'Terra Santa', Jerusalém, Israel.
Há uma passagem na Sagrada Escritura que considero de beleza insondável. Moisés estava diante de uma sarça que ardia sem se consumir, quando ouviu o imperativo de Deus: “Retira as sandálias dos teus pés, porque este solo que pisas é santo” (Êxodo 3:5). Confesso que esse imperativo musicou meu coração...
Grandes perdas, grandes pedras; grandes aprendizados, grandes flores... Tenho contemplado os calvários da humanidade... Mulheres com os filhos mortos nos braços, gritando pelo sentido. Chorando a dor que não tem nome... A inversão brutal das regras da vida, o absurdo de ver partir antes do tempo a cria de suas carnes. Mulheres que reivindicam o direito de compreender o mistério da morte de seus inocentes... Mais uma vez eu me recordo de Drummond e seu sábio conselho: “Convive com os teus poemas antes de escrevê-los”.

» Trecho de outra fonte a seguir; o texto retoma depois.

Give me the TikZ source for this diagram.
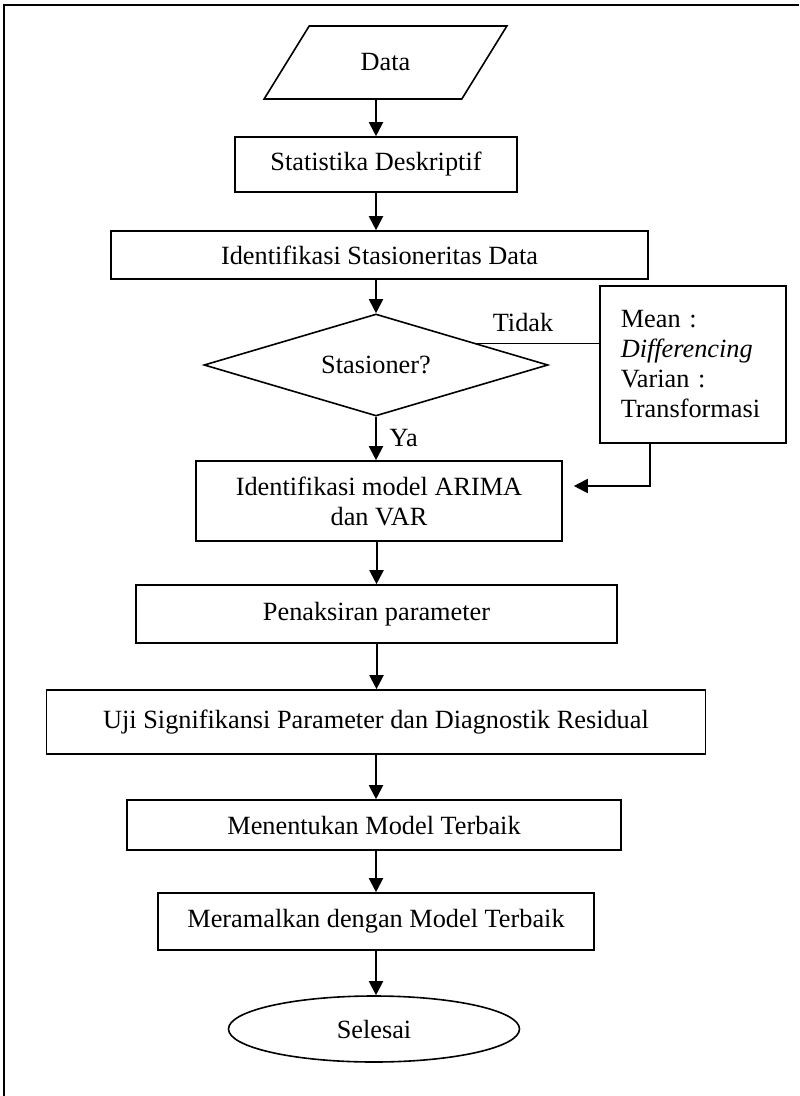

Amigo, há acontecimentos que não combinam com explicações. E mesmo que explicações existissem não seriam capazes de aplacar a dor que provocaram. Nem sempre os claros e objetivos postulados da razão cartesiana conseguem resolver as questões humanas. Saber o porquê da morte não sana nem preenche a ausência sentida.
Tenho constatado que o discurso religioso, quando mal aplicado, pode ser tão nocivo quanto o discurso desumano dos assassinos. Escuto absurdos sobre Deus quando pessoas movidas por boas intenções resolvem explicar as fatalidades do mundo. Frases simplórias e descomprometidas com a verdade não resolvem, ao contrário, agravam ainda mais o sofrimento porque geram orfandade, descrença e abandono. Justificam as tragédias humanas como vontade Divina, retirando, assim, a responsabilidade humana dos acontecimentos, fruto das escolhas que fazemos. Respondem a tudo e a todos, como se o desvelamento do mistério pudesse resolver as questões.
Eu ainda prefiro o abraço solidário, o silêncio que nos permite proximidade e o comprometimento com a dor que me toca. Gosto de compreender as religiões como tentativas humanas de refazer a corda. Tenho medo quando o discurso religioso é usado para responder de forma mágica a questões que são humanas, sangradas no asfalto das cidades em lugares que os nossos olhos não alcançam.
Por isso não tenho receio em afirmar que o específico das religiões não consiste em responder as perguntas, mas em nos ensinar a conviver com elas. Na tentativa de resolver os conflitos que nos afligem, corremos o risco de atentar contra a sacralidade dos fatos. Dessa forma, deixamos de plantar as flores e insistimos em chorar sobre as pedras.